Appropriate, that is, to mark the end of a just--and justifiable--war. One month before President Bush initiated his campaign of "shock and awe," McCain warned that Iraq had the "definitive footprints of germ, chemical and nuclear programs." On June 11, 2003, he was firm in his belief that Saddam's non-existent WMD would turn up:
"I remain confident that we will find weapons of mass destruction in Iraq."
But as the chaos and carnage of the Sunni insurgency spun out of control, John McCain began singing a different tune. With just weeks, he reversed his March 7, 2004 proclamation that "I'm confident we're on the right course." Instead, he pointed out in April, "Things go wrong in war. Mistakes happen." His confident pre-war prediction ("I think we could go in with much smaller numbers than we had to do in the past. But any military man worth his salt is going to have to prepare for any contingency, but I don't believe it's going to be nearly the size and scope that it was in 1991.") was gone, replaced in April 2004 by:
"I was there last August. I came back after talking with many, many people, and I was convinced we didn't have enough boots on the ground."

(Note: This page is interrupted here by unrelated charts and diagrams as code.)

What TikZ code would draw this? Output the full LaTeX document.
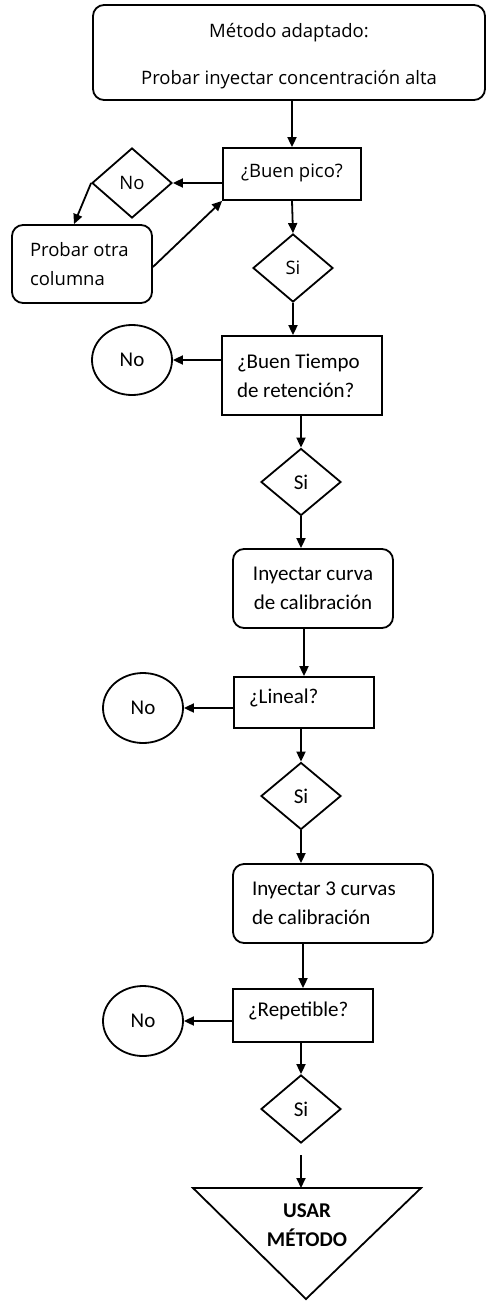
\documentclass[tikz,border=0pt]{standalone}
\usepackage{fontspec}
\setmainfont{Carlito}
\newfontfamily\osans{Open Sans}
\usetikzlibrary{shapes.geometric,arrows.meta}
\newcommand{\upby}[2]{\raisebox{#1}[\height][\depth]{#2}}
\begin{document}
\begin{tikzpicture}[x=1pt,y=-1pt,
  line width=1.8pt,
  txt/.style={font=\fontsize{21}{29}\selectfont},
  otxt/.style={font=\osans\fontsize{18.5}{29}\selectfont},
  rbox/.style={draw, rectangle, inner ysep=0pt},
  rrbox/.style={draw, rectangle, rounded corners=11pt, inner ysep=0pt},
  dia/.style={draw, diamond, inner sep=0pt, minimum width=80pt, minimum height=68pt},
  ell/.style={draw, ellipse, inner sep=0pt, minimum width=80pt, minimum height=70pt},
  arr/.style={-{Triangle[length=10pt,width=9pt]}, line width=1.8pt}
]
\useasboundingbox (0,0) rectangle (486,1301);

% top
\node[rrbox, otxt, minimum width=392pt, minimum height=95pt, align=center] (top) at (289,52.5)
  {\upby{-4pt}{Método adaptado:}\\[18pt]\upby{-4pt}{Probar inyectar concentración alta}};
\node[rbox, otxt, minimum width=138pt, minimum height=52pt] (pico) at (292,174) {\upby{1pt}{¿Buen pico?}};
\node[dia, otxt, minimum height=70pt] (no1) at (132,183) {No};
\node[rrbox, otxt, inner xsep=18pt, text width=104pt, minimum height=78pt, align=flush left] (otra) at (82,264) {Probar otra\\columna};
\node[dia, otxt] (si1) at (293,268) {Si};

\node[rbox, txt, inner xsep=15pt, text width=130pt, minimum height=79pt, align=flush left] (tiempo) at (302,375.5) {¿Buen Tiempo\\de retención?};
\node[ell, txt] (no2) at (132,360) {No};
\node[dia, txt, minimum height=67pt] (si2) at (301,482) {Si};
\node[rrbox, txt, minimum width=160pt, minimum height=79pt, align=center] (curva) at (313,588.5) {Inyectar curva\\de calibración};

\node[rbox, txt, inner xsep=15pt, text width=110pt, minimum height=51pt, align=flush left] (lineal) at (304,702.5) {\upby{5pt}{¿Lineal?}};
\node[ell, txt] (no3) at (143,708) {No};
\node[dia, txt, minimum height=67pt] (si3) at (301,796) {Si};
\node[rrbox, txt, inner xsep=19pt, text width=162pt, minimum height=79pt, align=flush left] (curvas3) at (333,903.5) {Inyectar 3 curvas\\de calibración};

\node[rbox, txt, inner xsep=15pt, text width=110pt, minimum height=53pt, align=flush left] (repet) at (303,1015.5) {\upby{5pt}{¿Repetible?}};
\node[ell, txt] (no4) at (143,1021) {No};
\node[dia, txt] (si4) at (301,1109) {Si};
\coordinate (gap) at (301,1155);

% triangle
\coordinate (tl) at (193,1188);
\coordinate (tr) at (421,1188);
\coordinate (tb) at (306,1299);
\coordinate (tritop) at (301,1188);
\draw[line join=miter] (tl) -- (tr) -- (tb) -- cycle;
\node[font=\bfseries\fontsize{21}{29}\selectfont, align=center] (usar) at (307,1225) {USAR\\MÉTODO};

% connectors
\draw[arr] ([xshift=3pt]top.south) -- (pico.north);
\draw[arr] (pico.west |- no1.east) -- (no1.east);
\draw[arr] (no1.west) -- ([xshift=-8pt]otra.north);
\draw[arr] ([yshift=-3pt]otra.east) -- (pico.south west);
\draw[arr] (pico.south) -- (si1.north);
\draw[arr] (si1.south) -- (si1.south |- tiempo.north);
\draw[arr] (tiempo.west |- no2.east) -- (no2.east);
\draw[arr] (si2.north |- tiempo.south) -- (si2.north);
\draw[arr] (si2.south) -- (si2.south |- curva.north);
\draw[arr] (lineal.north |- curva.south) -- (lineal.north);
\draw[arr] (lineal.west |- no3.east) -- (no3.east);
\draw[arr] (si3.north |- lineal.south) -- (si3.north);
\draw[arr] (si3.south) -- (si3.south |- curvas3.north);
\draw[arr] (repet.north |- curvas3.south) -- (repet.north);
\draw[arr] (repet.west |- no4.east) -- (no4.east);
\draw[arr] (si4.north |- repet.south) -- (si4.north);
\draw[arr] (gap) -- (tritop);
\end{tikzpicture}
\end{document}
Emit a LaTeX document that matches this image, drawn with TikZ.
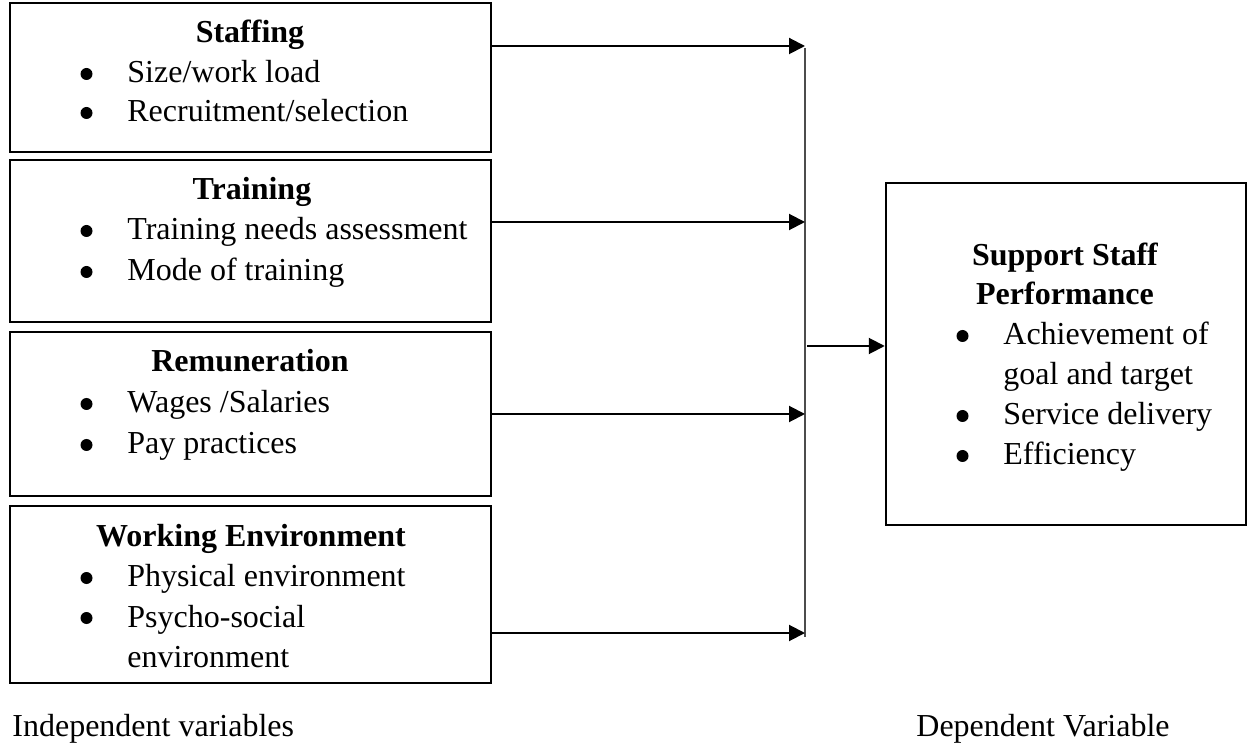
\documentclass[tikz,border=0pt]{standalone}
\usepackage{fontspec}
\setmainfont{Liberation Serif}
\usetikzlibrary{arrows.meta}
\begin{document}
\begin{tikzpicture}[x=0.5pt,y=-0.5pt,
  box/.style={draw=black,line width=1.25pt,inner sep=0pt,rectangle},
  txt/.style={inner sep=0pt,anchor=base west,font=\fontsize{16}{19}\selectfont},
  head/.style={inner sep=0pt,anchor=base,font=\fontsize{16}{19}\selectfont\bfseries},
  bul/.style={circle,fill=black,inner sep=0pt,minimum size=6pt,yshift=4.5pt},
  arr/.style={line width=1pt,-{Triangle[length=8pt,width=8pt]}},
  vline/.style={line width=0.8pt,draw=black!70}]
\useasboundingbox (0,0) rectangle (1248,748);
% boxes
\node[box,minimum width=240.5pt,minimum height=74.5pt] (staff) at (250.5,77.5) {};
\node[box,minimum width=240.5pt,minimum height=81pt] (train) at (250.5,241) {};
\node[box,minimum width=240.5pt,minimum height=82pt] (remu) at (250.5,414) {};
\node[box,minimum width=240.5pt,minimum height=88.5pt] (work) at (250.5,594.5) {};
\node[box,minimum width=180pt,minimum height=171pt] (perf) at (1066,354) {};
% staffing text
\node[head] (h1) at (250,43) {Staffing};
\node[bul] (b11) at (86.5,83) {};
\node[txt] (t11) at (127,83) {Size/work load};
\node[bul] (b12) at (86.5,122) {};
\node[txt] (t12) at (127,122) {Recruitment/selection};
% training text
\node[head] (h2) at (252,200) {Training};
\node[bul] (b21) at (86.5,240) {};
\node[txt] (t21) at (127,240) {Training needs assessment};
\node[bul] (b22) at (86.5,281) {};
\node[txt] (t22) at (127,281) {Mode of training};
% remuneration text
\node[head] (h3) at (250,372) {Remuneration};
\node[bul] (b31) at (86.5,413) {};
\node[txt] (t31) at (127,413) {Wages /Salaries};
\node[bul] (b32) at (86.5,454) {};
\node[txt] (t32) at (127,454) {Pay practices};
% working environment text
\node[head] (h4) at (251,546) {Working Environment};
\node[bul] (b41) at (86.5,587) {};
\node[txt] (t41) at (127,587) {Physical environment};
\node[bul] (b42) at (86.5,627) {};
\node[txt] (t42) at (127,627) {Psycho-social};
\node[txt] (t43) at (127,667) {environment};
% performance text
\node[head] (h5) at (1065,266) {Support Staff};
\node[head] (h6) at (1065,305) {Performance};
\node[bul] (b51) at (962.5,345) {};
\node[txt] (t51) at (1003,345) {Achievement of};
\node[txt] (t52) at (1003,385) {goal and target};
\node[bul] (b53) at (962.5,425) {};
\node[txt] (t53) at (1003,425) {Service delivery};
\node[bul] (b54) at (962.5,465) {};
\node[txt] (t54) at (1003,465) {Efficiency};
% bottom labels
\node[txt] (lind) at (12,736) {Independent variables};
\node[txt] (ldep) at (916,736) {Dependent Variable};
% connectors
\coordinate (vtop) at (805,48);
\coordinate (vbot) at (805,637);
\coordinate (v1) at (805,46);
\coordinate (v2) at (805,222);
\coordinate (v3) at (805,414);
\coordinate (v4) at (805,633);
\coordinate (m) at (807,346);
\draw[vline] (vtop) -- (vbot);
\draw[arr] (staff.east |- v1) -- (v1);
\draw[arr] (train.east |- v2) -- (v2);
\draw[arr] (remu.east |- v3) -- (v3);
\draw[arr] (work.east |- v4) -- (v4);
\draw[arr] (m) -- (m -| perf.west);
\end{tikzpicture}
\end{document}
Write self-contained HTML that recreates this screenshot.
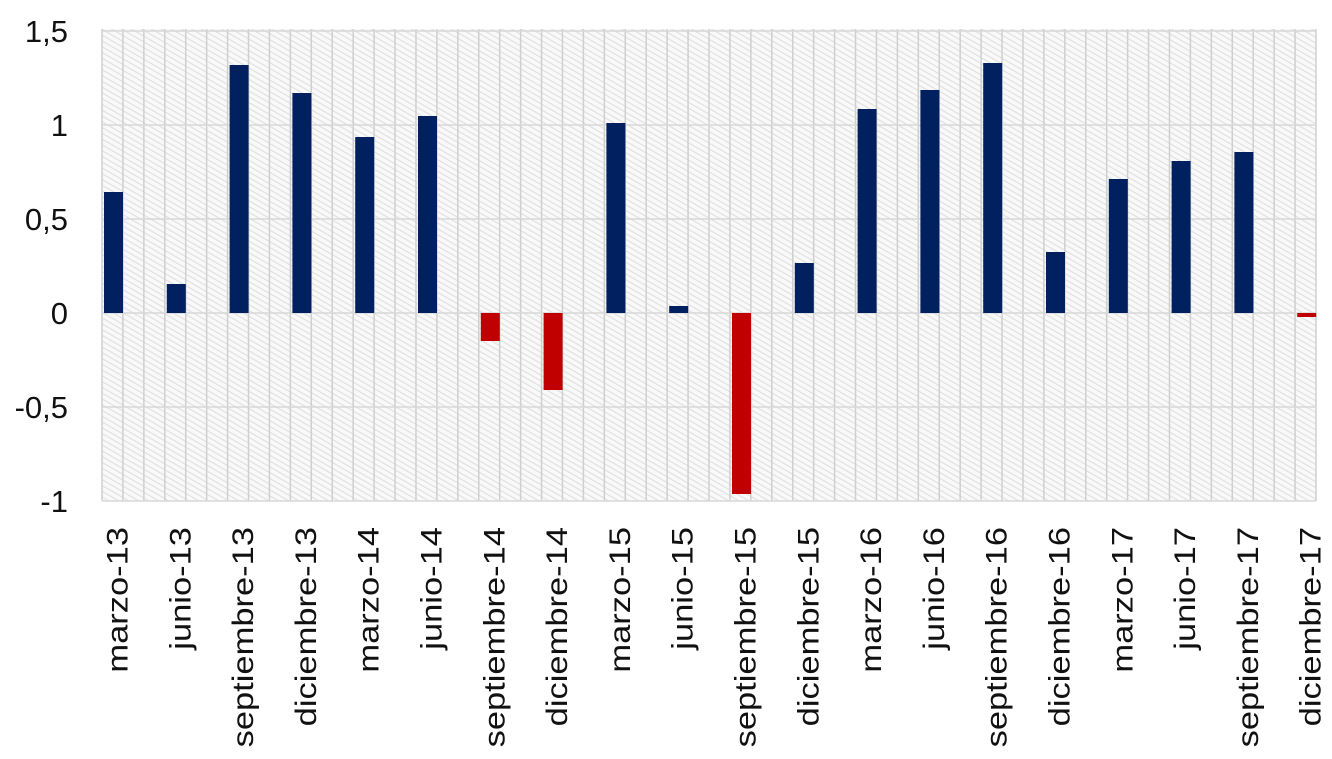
<!DOCTYPE html>
<html><head><meta charset="utf-8"><style>
html,body{margin:0;padding:0;background:#fff;}
svg{display:block;}
text{font-family:"Liberation Sans",sans-serif;fill:#111;}
</style></head><body>
<svg width="1332" height="759" viewBox="0 0 1332 759" xmlns="http://www.w3.org/2000/svg">
<defs>
<pattern id="h" width="5" height="5" patternUnits="userSpaceOnUse" patternTransform="rotate(-60)">
<rect width="5" height="5" fill="#f9f9f9"/>
<rect width="1.2" height="5" fill="#e0e0e0"/>
</pattern>
</defs>
<rect x="102" y="29" width="1214" height="472" fill="url(#h)"/>
<g id="vg" stroke="#cfcfcf" stroke-width="1.5"></g>
<g stroke="#d8d8d8" stroke-width="1.5">
<line x1="102" x2="1316" y1="31" y2="31"/><line x1="102" x2="1316" y1="125" y2="125"/>
<line x1="102" x2="1316" y1="219" y2="219"/><line x1="102" x2="1316" y1="313" y2="313"/>
<line x1="102" x2="1316" y1="407" y2="407"/><line x1="102" x2="1316" y1="501" y2="501"/>
</g>
<g id="bars"></g>
<g font-size="31" text-anchor="end">
<text x="68" y="42">1,5</text><text x="68" y="136">1</text><text x="68" y="230">0,5</text>
<text x="68" y="324">0</text><text x="68" y="418">-0,5</text><text x="68" y="512">-1</text>
</g>
<g id="lbl" font-size="30" text-anchor="end"></g>
</svg>
<script>
var ns="http://www.w3.org/2000/svg";
var vg=document.getElementById('vg');
for(var i=0;i<=58;i++){var x=102+i*1214/58;var l=document.createElementNS(ns,'line');l.setAttribute('x1',x);l.setAttribute('x2',x);l.setAttribute('y1',29);l.setAttribute('y2',501);vg.appendChild(l);}
var tops=[192,284,65,93,137,116,341,390,123,306,494,263,109,90,63,252,179,161,152,317];
var neg=[6,7,10,19];
var names=["marzo-13","junio-13","septiembre-13","diciembre-13","marzo-14","junio-14","septiembre-14","diciembre-14","marzo-15","junio-15","septiembre-15","diciembre-15","marzo-16","junio-16","septiembre-16","diciembre-16","marzo-17","junio-17","septiembre-17","diciembre-17"];
var b=document.getElementById('bars'),lb=document.getElementById('lbl');
for(var i=0;i<20;i++){
 var x=104+62.8*i;var r=document.createElementNS(ns,'rect');
 var t=tops[i];var isn=neg.indexOf(i)>=0;
 r.setAttribute('x',x);r.setAttribute('width',19);
 if(isn){r.setAttribute('y',313);r.setAttribute('height',t-313);r.setAttribute('fill','#c00000');}
 else{r.setAttribute('y',t);r.setAttribute('height',313-t);r.setAttribute('fill','#002060');}
 b.appendChild(r);
 var tx=document.createElementNS(ns,'text');var cx=x+9.5+14;
 tx.setAttribute('transform','translate('+cx+',527) rotate(-90) scale(1.15,1)');
 tx.textContent=names[i];lb.appendChild(tx);
}
</script>
</body></html>
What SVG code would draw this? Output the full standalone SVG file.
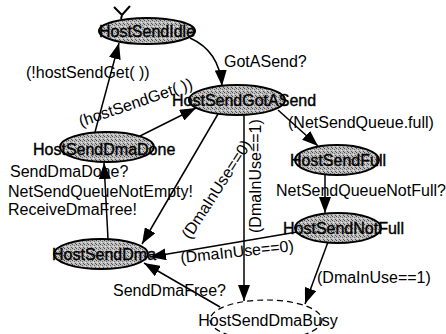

Despite the mounting U.S. casualties, McCain insisted that the victory he already declared won was just around the corner:
"I think we missed an opportunity during the first six months or so of our occupation of Iraq." (April 16, 2004.)
"We're either going to lose this thing or win this thing within the next several months." (November 12, 2006.)
"My friends, the war will be over soon, the war for all intents and purposes although the insurgency will go on for years and years and years." (February 25, 2008.)
On that last point, John McCain was partially right. The sectarian conflict in Iraq that the U.S. helped temper by buying (or more accurately, renting) Sunni tribal leaders has exploded once again and shows no signs of being extinguished any time soon. And now, he insists, it all could have avoided by permanently deploying the U.S. troops President McCain would never have sent there.